A partir de ces travaux préparatoires, vous devez finalement dégager un plan, généralement en trois parties et trois sous-parties (mais pas obligatoirement), chacune étayée d'exemples tirés du corpus et de vos connaissances personnelles.

Les enjeux du présent sujet

Lorsque vous vous confrontez au sujet d’une dissertation, il vous faut bien identifier les termes qui posent un problème, ou qui témoignent d’une tension. Munissez-vous de stabylos de couleurs différentes, et surlignez les mots qui doivent faire l’objet d’une attention toute particulière.

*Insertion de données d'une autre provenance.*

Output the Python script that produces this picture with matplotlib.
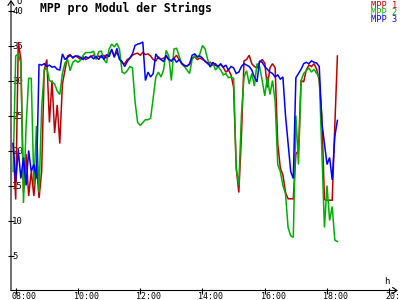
import numpy as np
import matplotlib
matplotlib.use('Agg')
import matplotlib.pyplot as plt
import matplotlib.transforms as mtrans

plt.rcParams['font.family'] = ['DejaVu Sans Mono', 'DejaVu Sans']

# time grid: first sample 07:55, every 5 minutes
start_min = 7 * 60 + 55
step_min = 5

mpp1 = [21, 13, 35.5, 33, 14, 19.5, 13.5, 17, 13.5, 18,
        13.2, 17, 31.5, 33, 24, 30, 22.5, 26.5, 21, 29.5,
        31.5, 33.5, 33.7, 33.2, 33.5, 33.3, 33.0, 33.4, 33.0, 33.2,
        33.4, 33.6, 33.2, 33.5, 33.3, 33.6, 33.2, 33.8, 34.3, 33.5,
        34.0, 33.2, 32.5, 32.4, 33.0, 33.2, 33.6, 33.8, 33.9, 33.6,
        34.0, 33.7, 33.8, 33.5, 33.0, 32.8, 33.4, 33.0, 33.2, 33.4,
        33.0, 32.8, 33.2, 33.6, 33.0, 32.5, 32.2, 32.0, 32.4, 33.2,
        33.4, 33.0, 33.2, 33.0, 32.8, 32.4, 32.6, 32.2, 32.4, 32.0,
        32.3, 31.9, 31.2, 31.5, 30.8, 29.0, 17.5, 14.0, 22.0, 32.8,
        33.0, 33.6, 32.4, 32.0, 31.8, 32.6, 33.0, 32.5, 29.0, 31.8,
        32.4, 31.8, 21.0, 17.5, 16.5, 14.0, 13.1, 13.1, 13.1, 19.5,
        20.0, 30.0, 29.8, 31.5, 32.2, 32.0, 32.4, 31.6, 30.0, 25.0,
        13.0, 12.9, 12.9, 12.9, 23.5, 33.5]

mpp2 = [17, 33.5, 33.8, 32.5, 12.5, 23.5, 30.3, 30.3, 15.0, 23.5,
        14.0, 26.0, 31.5, 31.8, 30.0, 29.8, 29.5, 28.5, 28.0, 31.0,
        32.5, 33.0, 31.4, 32.6, 32.9, 32.6, 32.9, 33.6, 34.0, 34.0,
        34.0, 34.2, 33.0, 34.1, 34.2, 33.0, 32.5, 34.5, 35.2, 34.8,
        35.3, 34.5, 31.2, 31.0, 31.4, 32.0, 31.8, 27.0, 24.0, 23.6,
        24.0, 24.4, 24.4, 24.6, 27.5, 30.5, 31.2, 30.5, 31.5, 34.3,
        33.5, 30.0, 34.5, 34.6, 33.5, 32.4, 32.0, 31.5, 31.0, 33.0,
        33.5, 33.2, 33.8, 35.0, 34.5, 33.0, 31.9, 32.6, 31.5, 32.0,
        31.5, 30.8, 31.0, 30.4, 30.5, 30.3, 17.5, 15.0, 25.0, 30.5,
        31.4, 29.5, 31.0, 29.2, 32.4, 32.0, 30.0, 27.8, 30.5, 28.0,
        30.0, 27.0, 18.0, 17.0, 15.0, 13.8, 9.0, 7.8, 7.6, 25.0,
        18.0, 30.0, 31.0, 31.4, 31.8, 31.2, 31.6, 31.0, 30.5, 20.0,
        9.0, 15.0, 10.0, 12.0, 7.2, 7.0]

mpp3 = [21, 15.5, 20, 16, 19, 15, 20, 17, 18, 16,
        32.3, 32.2, 32.4, 32.0, 32.2, 31.9, 32.0, 31.6, 31.5, 33.8,
        33.0, 33.3, 33.6, 33.3, 33.5, 33.5, 33.3, 33.0, 33.4, 33.2,
        33.5, 33.1, 33.4, 33.0, 33.6, 33.0, 33.7, 33.4, 34.5, 33.3,
        34.6, 33.0, 32.7, 32.0, 32.7, 33.2, 33.8, 35.0, 35.2, 35.3,
        35.5, 30.0, 31.2, 30.5, 31.0, 33.8, 33.2, 33.0, 32.7, 33.6,
        33.0, 32.8, 33.2, 32.6, 33.0, 32.4, 32.1, 32.1, 32.3, 33.6,
        33.8, 33.4, 33.5, 33.2, 32.7, 32.5, 32.0, 32.6, 32.2, 32.0,
        32.4, 31.9, 32.2, 31.5, 32.0, 31.8, 31.0, 31.2, 32.0, 32.4,
        32.2, 32.0, 31.5, 30.5, 29.8, 32.8, 32.6, 32.0, 31.6, 31.2,
        31.0, 30.5, 30.8, 30.2, 30.5, 25.0, 21.0, 17.0, 16.0, 30.4,
        31.0, 31.6, 32.4, 32.6, 32.4, 32.8, 32.6, 32.5, 32.0, 24.0,
        21.0, 18.0, 19.0, 15.8, 22.0, 24.3]

series_labels = ['MPP 1', 'MPP 2', 'MPP 3']
colors = ['#c00000', '#00b000', '#0000ff']
xtick_hours = [8, 10, 12, 14, 16, 18, 20]
xtick_labels = ['08:00', '10:00', '12:00', '14:00', '16:00', '18:00', '20:00']
ytick_vals = [5, 10, 15, 20, 25, 30, 35, 40]

t = (start_min + step_min * np.arange(len(mpp1))) / 60.0

fig = plt.figure(figsize=(4, 3), dpi=100)
fig.patch.set_facecolor('white')
ax = fig.add_axes([11 / 400, 9.5 / 300, 387 / 400, 290.5 / 300])
ax.set_xlim(7.849, 20.28)
ax.set_ylim(0, 41.5)

for s, c in zip([mpp1, mpp2, mpp3], colors):
    ax.plot(t, s, color=c, lw=1.1, solid_joinstyle='miter')

for sp in ax.spines.values():
    sp.set_visible(False)

ap = dict(arrowstyle='->,head_length=0.32,head_width=0.22', lw=0.8,
          color='black', shrinkA=0, shrinkB=0)
ax.annotate('', xy=(0, 1), xytext=(0, 0), xycoords='axes fraction',
            arrowprops=ap, annotation_clip=False)
ax.annotate('', xy=(1, 0), xytext=(0, 0), xycoords='axes fraction',
            arrowprops=ap, annotation_clip=False)

ax.set_xticks(xtick_hours, xtick_labels)
ax.set_yticks(ytick_vals, [str(v) for v in ytick_vals])
ax.tick_params(direction='inout', length=4.3, width=0.8, labelsize=6.5,
               colors='black')
ax.tick_params(axis='y', pad=-2.9)
ax.tick_params(axis='x', pad=-1.0, labelsize=6.0)
for lab in ax.get_yticklabels():
    lab.set_ha('left')
off = mtrans.ScaledTranslation(-4 / 100, 0, fig.dpi_scale_trans)
for lab in ax.get_xticklabels():
    lab.set_ha('left')
    lab.set_transform(lab.get_transform() + off)

fig.text(16 / 400, 1 + 2.5 / 300, 'U', fontsize=6.5, ha='left', va='top')
fig.text(384 / 400, 1 - 286 / 300, 'h', fontsize=6.5, ha='left', va='bottom')

fig.text(40 / 400, 1 - 2.0 / 300, 'MPP pro Modul der Strings',
         fontsize=8.3, fontweight='bold', ha='left', va='top')

for k, (lab, c) in enumerate(zip(series_labels, colors)):
    fig.text(397 / 400, 1 - (0.5 + 7.5 * k) / 300, lab, fontsize=6.2,
             color=c, ha='right', va='top')

fig.savefig('out.png', dpi=100)
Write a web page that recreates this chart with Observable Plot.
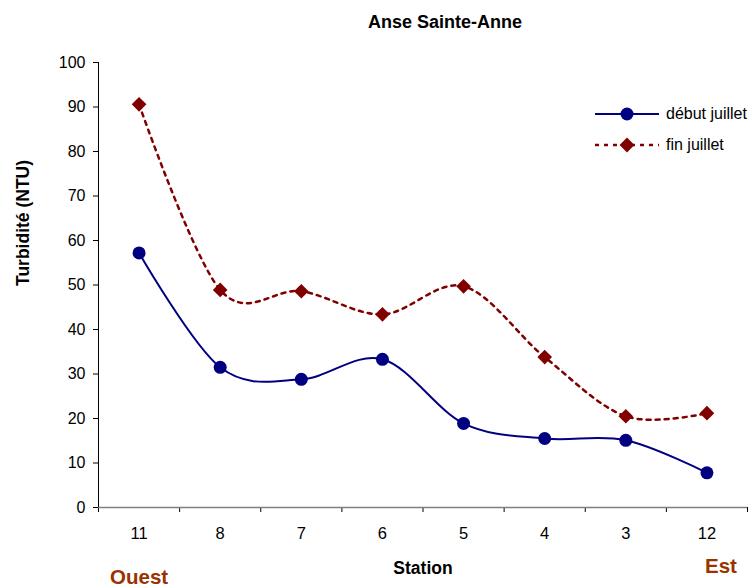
<!DOCTYPE html>
<html><head><meta charset="utf-8">
<script src="https://cdn.jsdelivr.net/npm/d3@7"></script>
<script src="https://cdn.jsdelivr.net/npm/@observablehq/plot@0.6"></script>
<style>
body{margin:0;background:#fff;}
#wrap{position:relative;width:756px;height:588px;font-family:"Liberation Sans",Arial,sans-serif;}
.leg{position:absolute;left:593px;height:20px;display:flex;align-items:center;font-size:16px;color:#000;white-space:nowrap;}
.leg svg{margin-right:6px;}
</style>
</head><body><div id="wrap"></div>
<script>
const stations = ["11","8","7","6","5","4","3","12"];
const debutJuillet = [57.2,31.5,28.8,33.3,18.9,15.5,15.1,7.8];
const finJuillet = [90.6,48.9,48.6,43.4,49.7,33.8,20.5,21.2];
const seriesNames = ["début juillet","fin juillet"];
const seriesColors = ["#000080","#800000"];
const chartTitle = "Anse Sainte-Anne";
const yLabel = "Turbidité (NTU)";
const xLabel = "Station";
const westLabel = "Ouest";
const eastLabel = "Est";

const debutData = stations.map((s,i)=>({station:s,pos:i+0.5,value:debutJuillet[i]}));
const finData = stations.map((s,i)=>({station:s,pos:i+0.5,value:finJuillet[i]}));
const font = "Liberation Sans, Arial, sans-serif";

const chart = Plot.plot({
  width:756, height:588,
  marginLeft:98, marginRight:9, marginTop:62, marginBottom:81,
  style:{fontFamily:font, fontSize:"16px", color:"#000", background:"#fff", overflow:"visible"},
  x:{domain:[0,stations.length], ticks:stations.length, tickFormat:()=>"", tickSize:5, label:null},
  y:{domain:[0,100], ticks:10, tickSize:5, tickPadding:8, label:null},
  marks:[
    Plot.ruleY([0],{stroke:"#808080", strokeWidth:1.5}),
    Plot.ruleX([0],{stroke:"#000"}),
    Plot.line(finData,{x:"pos",y:"value",curve:"cardinal",stroke:seriesColors[1],strokeWidth:2.5,strokeDasharray:"4,5"}),
    Plot.line(debutData,{x:"pos",y:"value",curve:"cardinal",stroke:seriesColors[0],strokeWidth:2}),
    Plot.dot(debutData,{x:"pos",y:"value",r:6.5,fill:seriesColors[0],stroke:null}),
    Plot.dot(finData,{x:"pos",y:"value",symbol:"diamond2",r:6.6,fill:seriesColors[1],stroke:null}),
    Plot.text(stations,{x:(d,i)=>i+0.5,y:()=>0,text:d=>d,dy:26,fontSize:16.5,fill:"#000",lineAnchor:"middle"}),
    Plot.text([chartTitle],{frameAnchor:"top",lineAnchor:"middle",dx:22,dy:-40,fontWeight:"bold",fontSize:18,fill:"#000"}),
    Plot.text([yLabel],{frameAnchor:"left",lineAnchor:"middle",dx:-75,dy:1,rotate:-90,fontWeight:"bold",fontSize:17.5,fill:"#000"}),
    Plot.text([xLabel],{frameAnchor:"bottom",lineAnchor:"middle",dx:0,dy:61,fontWeight:"bold",fontSize:17.5,fill:"#000"}),
    Plot.text([westLabel],{x:()=>0.5,y:()=>0,dy:70,lineAnchor:"middle",fontWeight:"bold",fontSize:20.5,fill:"#993300"}),
    Plot.text([eastLabel],{x:()=>stations.length-0.5,y:()=>0,dx:14,dy:59,lineAnchor:"middle",fontWeight:"bold",fontSize:20.5,fill:"#993300"})
  ]
});
const wrap = document.getElementById("wrap");
wrap.appendChild(chart);

// legend
const legTops = [104, 135];
seriesNames.forEach((name,k)=>{
  const div = document.createElement("div");
  div.className = "leg";
  div.style.top = legTops[k]+"px";
  const c = seriesColors[k];
  const marker = k===0
    ? `<circle cx="34" cy="10" r="6.5" fill="${c}"/>`
    : `<path d="M34,2.6L41.4,10L34,17.4L26.6,10Z" fill="${c}"/>`;
  const dash = k===0 ? "" : `stroke-dasharray="4,5"`;
  div.innerHTML = `<svg width="67" height="20"><line x1="2" y1="10" x2="66" y2="10" stroke="${c}" stroke-width="${k===0?2:2.5}" ${dash}/>${marker}</svg><span>${name}</span>`;
  wrap.appendChild(div);
});
</script>
</body></html>
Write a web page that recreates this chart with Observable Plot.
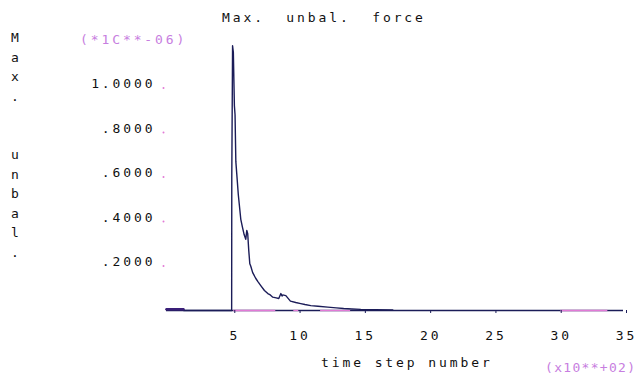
<!DOCTYPE html>
<html>
<head>
<meta charset="utf-8">
<script src="https://cdn.jsdelivr.net/npm/d3@7"></script>
<script src="https://cdn.jsdelivr.net/npm/@observablehq/plot@0.6"></script>
<style>
  html, body { margin: 0; padding: 0; background: #fff; }
  #wrap { position: relative; width: 639px; height: 374px; overflow: hidden;
          font-family: "DejaVu Sans Mono", monospace; font-size: 13px; letter-spacing: 2.9px; color: #111; }
  .ov { position: absolute; white-space: pre; line-height: 1; }
  .mag { color: #c77ee0; }
  .vch { position: absolute; width: 20px; text-align: center; line-height: 1; letter-spacing: 0; }
</style>
</head>
<body>
<div id="wrap"></div>
<script>
// ---- data (time step in units of 10**2, force in units of 10**-6) ----
const title = "Max.  unbal.  force";
const yLabel = "Max.  unbal.";
const xLabel = "time step number";
const yMultiplier = "(*1C**-06)";
const xMultiplier = "(x10**+02)";

const steps = [0, 1.3, 1.31, 4.99, 5.0, 5.06, 5.12, 5.2, 5.25, 5.31, 5.38, 5.5, 5.69, 5.82, 5.95, 6.07, 6.15, 6.22, 6.3, 6.38, 6.45, 6.6, 6.83, 7.0, 7.22, 7.5, 7.76, 7.95, 8.14, 8.4, 8.6, 8.76, 8.85, 8.91, 9.14, 9.49, 9.9, 10.28, 10.6, 11.05, 11.6, 12.35, 13.0, 13.57, 14.2, 14.88, 16.0, 17.33];
const force = [0.006, 0.006, 0, 0, 0.6, 1.19, 1.16, 0.92, 0.88, 0.67, 0.615, 0.52, 0.41, 0.374, 0.34, 0.32, 0.36, 0.345, 0.27, 0.21, 0.2, 0.17, 0.145, 0.13, 0.112, 0.09, 0.076, 0.07, 0.06, 0.057, 0.054, 0.076, 0.065, 0.07, 0.067, 0.042, 0.036, 0.031, 0.027, 0.022, 0.019, 0.015, 0.012, 0.009, 0.007, 0.005, 0.004, 0.003];

// pink zero-line pieces (start, end)
const pinkStart = [5.15, 9.75, 11.8, 30.2];
const pinkEnd   = [8.37, 10.13, 14.1, 33.8];

const xTicks = [5, 10, 15, 20, 25, 30, 35];
const xTickLabels = ["5", "10", "15", "20", "25", "30", "35"];
const yTicks = [0.2, 0.4, 0.6, 0.8, 1.0];
const yTickLabels = [".2000", ".4000", ".6000", ".8000", "1.0000"];

// ---- build ----
const series = steps.map((s, i) => ({step: s, force: force[i]}));
const pink = pinkStart.map((s, i) => ({x1: s, x2: pinkEnd[i]}));
const navy = "#1b1c58";
const pinkCol = "#e27ad6";

const chart = Plot.plot({
  width: 639,
  height: 374,
  marginLeft: 166,
  marginRight: 16,
  marginTop: 43,
  marginBottom: 64,
  x: {domain: [0, 35]},
  y: {domain: [0, 1.2]},
  style: {fontFamily: "DejaVu Sans Mono, monospace", fontSize: "13px", letterSpacing: "2.9px", color: "#111", background: "white"},
  marks: [
    Plot.ruleY([0], {x1: 0, x2: 35, stroke: navy, strokeWidth: 1.3}),
    Plot.ruleY(pink, {y: 0, x1: "x1", x2: "x2", stroke: pinkCol, strokeWidth: 1.3}),
    Plot.axisX({ticks: xTicks, tickFormat: d => xTickLabels[xTicks.indexOf(d)], tickSize: 3, tickPadding: 17, stroke: navy, fill: "#111", label: null, dx: 3}),
    Plot.axisY({ticks: yTicks, tickFormat: d => yTickLabels[yTicks.indexOf(d)], tickSize: 0, tickPadding: 11, fill: "#111", label: null, dy: -4}),
    Plot.dot(yTicks, {x: 0, y: d => d, dx: -3, r: 1, fill: pinkCol, stroke: null}),
    Plot.line(series, {x: "step", y: "force", stroke: navy, strokeWidth: 1.4}),
    Plot.line(series.slice(0, 2), {x: "step", y: "force", stroke: "#3a1f78", strokeWidth: 2.5})
  ]
});

const wrap = document.getElementById("wrap");
wrap.appendChild(chart);

function ov(text, left, top, cls, ls) {
  const d = document.createElement("div");
  d.className = "ov" + (cls ? " " + cls : "");
  d.textContent = text;
  d.style.left = left + "px";
  d.style.top = top + "px";
  if (ls != null) d.style.letterSpacing = ls + "px";
  wrap.appendChild(d);
}
ov(title, 222, 11);
ov(yMultiplier, 80, 33, "mag");
ov(xLabel, 321, 356);
ov(xMultiplier, 545, 361, "mag", 1.3);

[...yLabel].forEach((ch, i) => {
  const d = document.createElement("div");
  d.className = "vch";
  d.textContent = ch;
  d.style.left = "5px";
  d.style.top = (31 + i * 19.5) + "px";
  wrap.appendChild(d);
});
</script>
</body>
</html>
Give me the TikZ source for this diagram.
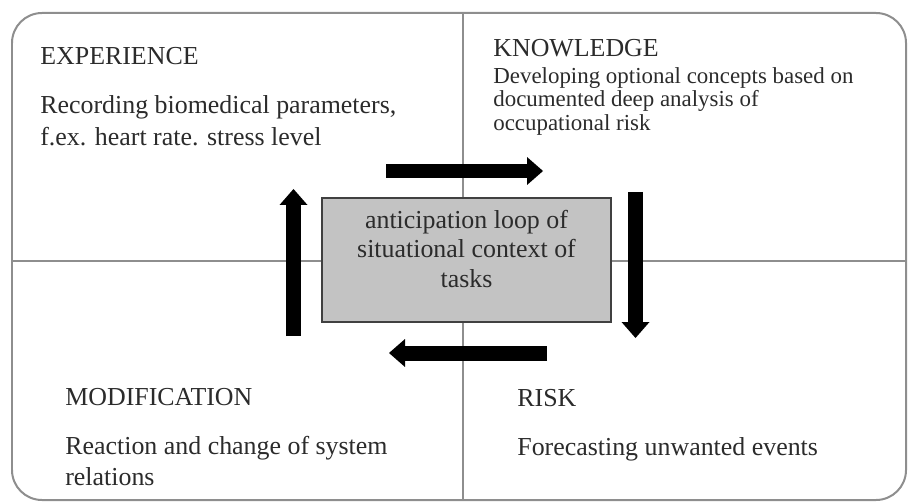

A la fin de votre analyse du sujet, essayez donc de reformuler la question ! C’est souvent un bon moyen pour établir votre propre problématique, et pour vérifier si vous avez bien saisi le propos.

Ici :

  • Le sujet ne convoque qu'un seul genre littéraire : la poésie. Vos exemples ne devront donc être tirés que de la poésie : oubliez le théâtre et les romans pour un moment !
  • Le sujet parle d’un « pouvoir » : il faut se poser la question de l’existence de ce pouvoir, puis de sa nature : n’en a-t-elle qu’un ? Est-ce celui-ci ?
  • Poser la question du pouvoir, c’est aussi poser la question de la manière dont celui-ci s’exerce, c’est-à-dire la question du « comment ? »
  • Le sujet est une question fermée qui appelle apparemment deux types de réponse : oui ou non. Mais est-ce si binaire ?
  • Enfin, qu’est-ce que le sujet sous-entend en parlant de « malheur des hommes ? » Il faudra en nommer certains, en exclure d’autres !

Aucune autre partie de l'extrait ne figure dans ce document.